Sequel to that, the privately-owned local refineries, like Amakpe in Akwa Ibom, Orient in Anambra, and many others, will in future add up to yet another giant one being proposed by Dangote, with installed capacity of 400,000 bpd plant worth $8 billion, expected by end of 2016. These local refineries will come up with their products, ranging from gasoline, diesel, jet fuel, fuel oil and liquefied petroleum gas (cooking gas) both for our very large, attractive local market and for exports. Outside these petroleum products, it is noteworthy that the NNPC presently produces petrochemicals from its Kaduna and Warri plants, with the following range: polypropylene, carbon black, linear alkylbenzene, benzene, heavy alkylate and deparafinated kerosene.

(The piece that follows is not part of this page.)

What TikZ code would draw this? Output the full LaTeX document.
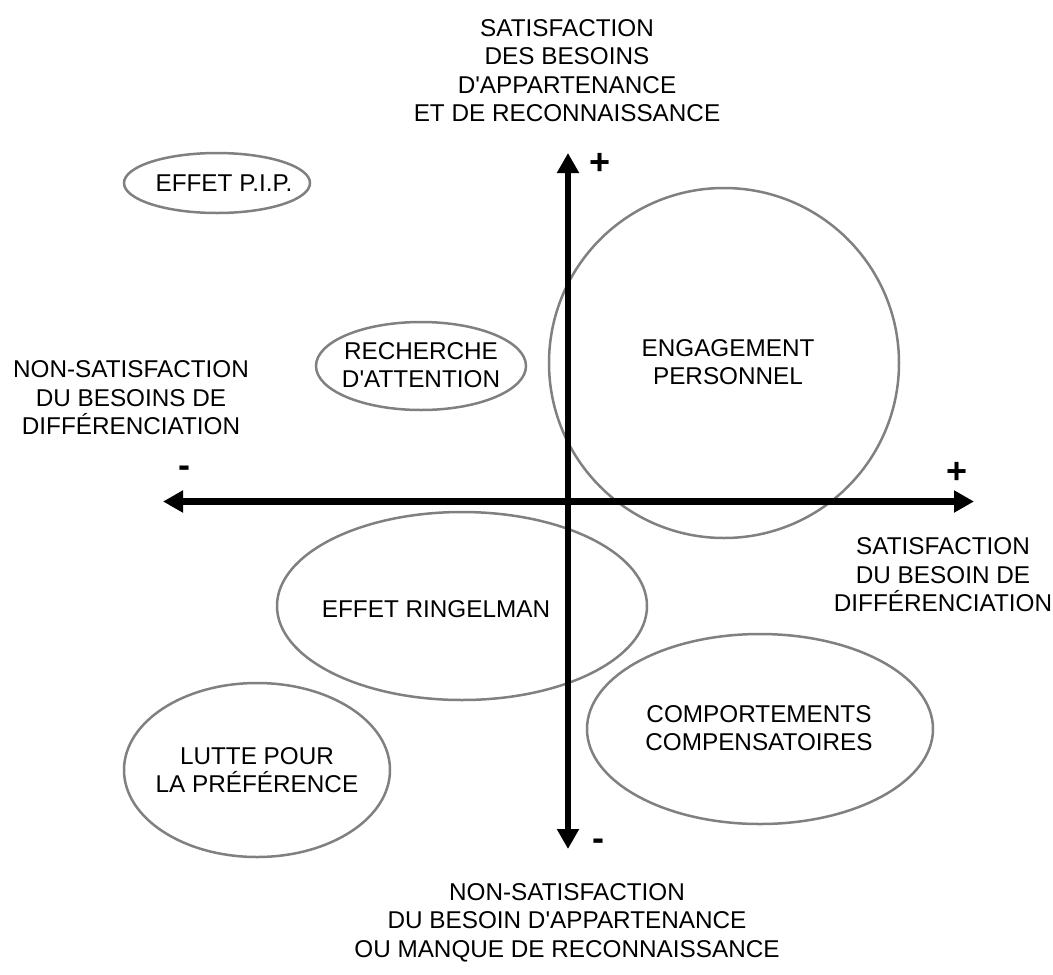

It is only at the point when we must have comfortably become a net exporter of refined petroleum products that I can agree with the comment earlier made by the NNPC GED, Refining and Petrochemicals, Anthony Ogbuigwe, that “all our refineries are doing very well”. For now, one can only say it’s too early to celebrate.
One expects our NOC, like its global contemporaries, to wake up and engage fully in profit-making ventures/operations for the country from oil and gas reserves. This is urgent given the abundance of the factors of production at our disposal in the downstream sector. From the upstream oil sector, we need to be aware that our crude export is currently facing a shock occasioned by the significant drop in the USA’s import of crude from Nigeria. Over the past five years, it has been observed that there is a 63 percent drop in US dependence on Nigeria’s sweet crude as a result of growth in its own light shale oil production. May it now please our NOC to make optimal use of the opportunities the nation has in the oil sector for us to really become self-sufficient as we approach 2018? Once we become self-sufficient, there will no longer be need for Petroleum Support Fund (PSF) account through which fuel subsidy payment is disbursed (a fund pooled together by the presidency and the governors). I will rather suggest that the proceeds of this particular account be moved into the Sovereign Wealth Fund (SWF) account, when that time arises, to further improve its present savings arrangement for the rainy day. Overall steady growth in our foreign reserves will herald a healthy economy in the nation. To make Nigeria great is our watchword; it is the ultimate collective goal for the nation’s economic glory among the comity of nations. This can be achieved if only NNPC will launch the country as “net exporters of refined petroleum products”.
Nwachukwu writes from Onitsha, Anambra State.